Em O falecido Mattia Pascal, encontramos a personagem dentro de uma igreja abandonada que deveria ter virado biblioteca, mas que está mais para depósito de livros, sem as portas abertas que caracterizam as bibliotecas como espaços públicos (quase como as livrarias que, no entanto, por serem espaços também privados, podem selecionar ainda mais aqueles que passarão pelas suas portas automáticas). Mattia Pascal observa o Padre Pellegrinotto escalar as pilhas de livros da imensa coleção que o Monsenhor Boccamazza doou ao município e que foram "arrumados ao deus-dará, tal como vinham às mãos". A ordem é absolutamente necessária, seja à biblioteca ou à livraria. Nenhum desses dois lugares quer a surpresa ou o acaso.

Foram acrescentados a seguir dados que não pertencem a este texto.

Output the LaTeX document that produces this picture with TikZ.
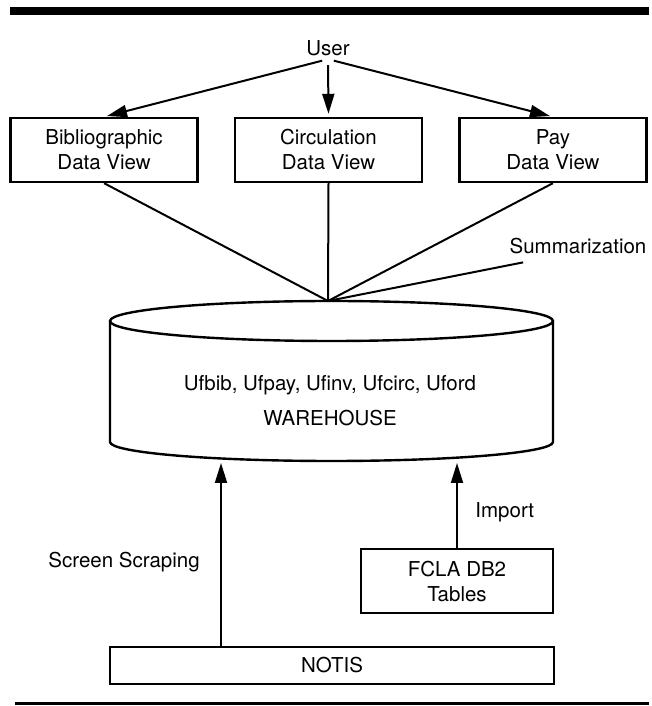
\documentclass[tikz,border=0pt]{standalone}
\usepackage{fontspec}
\setmainfont{TeX Gyre Heros}
\usetikzlibrary{arrows.meta,positioning}

\begin{document}
\begin{tikzpicture}[
  x=1pt, y=1pt,
  font=\fontsize{20.5}{25}\selectfont,
  >={Triangle[length=20pt, width=12pt]},
  view/.style={draw, line width=2.4pt, align=center,
    minimum width=187pt, minimum height=64pt, inner sep=2pt},
  store/.style={line width=2.4pt},
  link/.style={line width=2pt},
  arrow/.style={->, line width=2pt}
]
\useasboundingbox (0,0) rectangle (652,706);

% page rules
\fill (10,691) rectangle (649,699);
\draw[line width=3pt] (15,2.5) -- (649,2.5);

\node (user) at (328,658) {User};

\node[view] (circ) at (328.5,556) {Circulation\\Data View};
\node[view, left=35pt of circ] (bib) {Bibliographic\\Data View};
\node[view, right=35pt of circ] (pay) {Pay\\Data View};

% warehouse drum
\coordinate (whtop) at (328,405);
\coordinate (whbase) at (331.5,243);
\draw[store] (110,385) -- (110,264)
  arc[start angle=180, end angle=360, x radius=221.5, y radius=19] -- (553,385);
\draw[store] (331.5,385) ellipse [x radius=221.5, y radius=20];
\node[anchor=base] (tables) at (330,315) {Ufbib, Ufpay, Ufinv, Ufcirc, Uford};
\node[anchor=base] (whname) at (330,280) {WAREHOUSE};

\node[view, minimum width=192pt] (fcla) at (457,125) {FCLA DB2\\Tables};
\node[view, minimum width=444pt, minimum height=37pt] (notis) at (332,40.5) {NOTIS};

\foreach \v in {bib,circ,pay}
  \draw[arrow, shorten <=6pt, shorten >=3pt] (user.south) -- (\v.north);
\foreach \v in {bib,circ,pay}
  \draw[link] (\v.south) -- (whtop);

\node (summ) at (578,460) {Summarization};
\draw[link] (whtop) -- ([xshift=17pt, yshift=-5pt]summ.south west);

\coordinate (scrapein) at (221,243);
\draw[arrow] (notis.north -| scrapein) -- (scrapein)
  node[pos=0.46, left=17pt] (scrape) {Screen Scraping};
\draw[arrow] (fcla.north) -- (fcla.north |- whbase)
  node[pos=0.42, right=14pt] (import) {Import};

\end{tikzpicture}
\end{document}
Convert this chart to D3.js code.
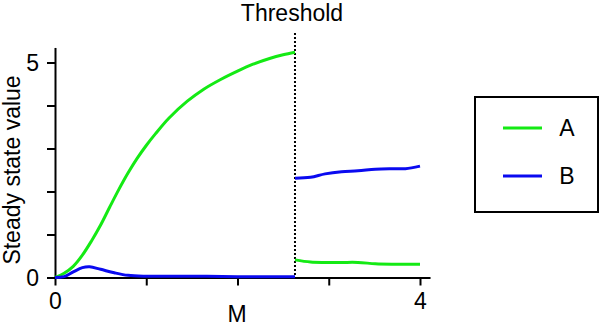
<!DOCTYPE html>
<html><head><meta charset="utf-8">
<script src="https://cdn.jsdelivr.net/npm/d3@7"></script>
<style>body{margin:0;background:#fff}svg{display:block;font-family:"Liberation Sans",Arial,sans-serif}</style>
</head><body><svg id="c" width="600" height="328"></svg>
<script>
const seriesNames = ["A", "B"];
const threshold = 2.63;
const mBefore = [0, 0.1, 0.2, 0.3, 0.4, 0.5, 0.6, 0.7, 0.8, 0.9, 1.0, 1.1, 1.25, 1.45, 1.63, 1.81, 2.0, 2.17, 2.36, 2.5, 2.63];
const aBefore = [0, 0.1, 0.26, 0.52, 0.85, 1.22, 1.64, 2.05, 2.43, 2.77, 3.07, 3.34, 3.71, 4.1, 4.38, 4.6, 4.8, 4.96, 5.1, 5.18, 5.24];
const mBeforeB = [0, 0.1, 0.2, 0.3, 0.38, 0.5, 0.65, 0.8, 1.0, 1.5, 2.0, 2.63];
const bBefore = [0, 0.02, 0.13, 0.23, 0.25, 0.19, 0.11, 0.05, 0.03, 0.03, 0.02, 0.02];
const mAfter = [2.63, 2.8, 2.96, 3.14, 3.32, 3.51, 3.69, 3.84, 4.0];
const aAfter = [0.41, 0.36, 0.35, 0.35, 0.35, 0.32, 0.31, 0.31, 0.31];
const bAfter = [2.31, 2.33, 2.41, 2.46, 2.48, 2.52, 2.53, 2.53, 2.59];
const xTicks = [0, 1, 2, 3, 4];
const xTickLabels = ["0", "", "", "", "4"];
const yTicks = [0, 1, 2, 3, 4, 5];
const yTickLabels = ["0", "", "", "", "", "5"];
const colors = {A: "#14ea14", B: "#0a0af0"};
const FS = 23;

const svg = d3.select("#c");
const x = d3.scaleLinear().domain([0, 4.11]).range([55, 55 + 4.11 * 91.25]);
const y = d3.scaleLinear().domain([0, 5.35]).range([277.5, 277.5 - 5.35 * 43]);

const xAxis = svg.append("g").attr("transform", `translate(0,${y(0)})`)
  .call(d3.axisBottom(x).tickValues(xTicks).tickSizeInner(8).tickSizeOuter(0).tickPadding(5)
    .tickFormat((d, i) => xTickLabels[i]));
const yAxis = svg.append("g").attr("transform", `translate(${x(0)},0)`)
  .call(d3.axisLeft(y).tickValues(yTicks).tickSizeInner(8).tickSizeOuter(0).tickPadding(8)
    .tickFormat((d, i) => yTickLabels[i]));
[xAxis, yAxis].forEach(g => {
  g.select(".domain").attr("stroke", "#000").attr("stroke-width", 2);
  g.selectAll(".tick line").attr("stroke", "#000").attr("stroke-width", 2);
  g.selectAll(".tick text").attr("fill", "#000").attr("font-size", FS).attr("font-family", "Liberation Sans, Arial, sans-serif");
});
xAxis.selectAll(".tick text").attr("dy", "0.8em");
yAxis.selectAll(".tick text").attr("dy", "0.36em");

// threshold line
svg.append("line").attr("x1", x(threshold)).attr("x2", x(threshold))
  .attr("y1", 33).attr("y2", y(0))
  .attr("stroke", "#000").attr("stroke-width", 2).attr("stroke-dasharray", "2,2");
svg.append("text").attr("x", x(threshold) - 3).attr("y", 21).attr("text-anchor", "middle")
  .attr("font-size", FS).text("Threshold");

const line = d3.line().x(d => x(d[0])).y(d => y(d[1])).curve(d3.curveCatmullRom);
const zip = (a, b) => a.map((v, i) => [v, b[i]]);
const segs = [
  {s: "A", d: zip(mBefore, aBefore)},
  {s: "B", d: zip(mBeforeB, bBefore)},
  {s: "A", d: zip(mAfter, aAfter)},
  {s: "B", d: zip(mAfter, bAfter)}
];
svg.append("g").selectAll("path").data(segs).join("path")
  .attr("d", d => line(d.d)).attr("fill", "none")
  .attr("stroke", d => colors[d.s]).attr("stroke-width", 3);

// axis titles
svg.append("text").attr("x", 237).attr("y", 322).attr("text-anchor", "middle").attr("font-size", FS).text("M");
svg.append("text").attr("transform", "translate(20,170) rotate(-90)").attr("text-anchor", "middle")
  .attr("font-size", FS).text("Steady state value");

// legend
const lg = svg.append("g");
lg.append("rect").attr("x", 475).attr("y", 97).attr("width", 123).attr("height", 115)
  .attr("fill", "#fff").attr("stroke", "#000").attr("stroke-width", 2);
seriesNames.forEach((s, i) => {
  const yy = 128 + i * 48;
  lg.append("line").attr("x1", 503).attr("x2", 542).attr("y1", yy).attr("y2", yy)
    .attr("stroke", colors[s]).attr("stroke-width", 3);
  lg.append("text").attr("x", 567).attr("y", yy).attr("dy", "0.36em").attr("text-anchor", "middle")
    .attr("font-size", FS).text(s);
});
</script></body></html>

E, apesar do pó das bibliotecas, existe sempre um imperativo de limpeza para resguardar a unidade de cada volume de livro. Mas no caso da biblioteca municipal que o padre organiza, a ordem é só uma esperança elegante.


ADENDO

Estou lendo um livro muito legal que tem um trecho assim, ó:

O sebo já fora uma igreja. Agora era a igreja dos livros. Mas não são assim tantos os livros cedidos por outros que conseguimos folhear sem sentir uma certa náusea. Igual àquele poema que eu conheço, sobr sentar, ler um livro até o fim, depois fechá-lo e colocá-lo na estante, e quem sabe, sendo a vida curta como é, você acabe morrendo sem ter tido a chance de abrir o livro de novo, e suas páginas, suas páginas únicas, fechadas dentro do livro na estante, talvez nunca mais vejam a luz de novo

(Ali Smith, Garota encontra garoto, Companhia das Letras, 2009.)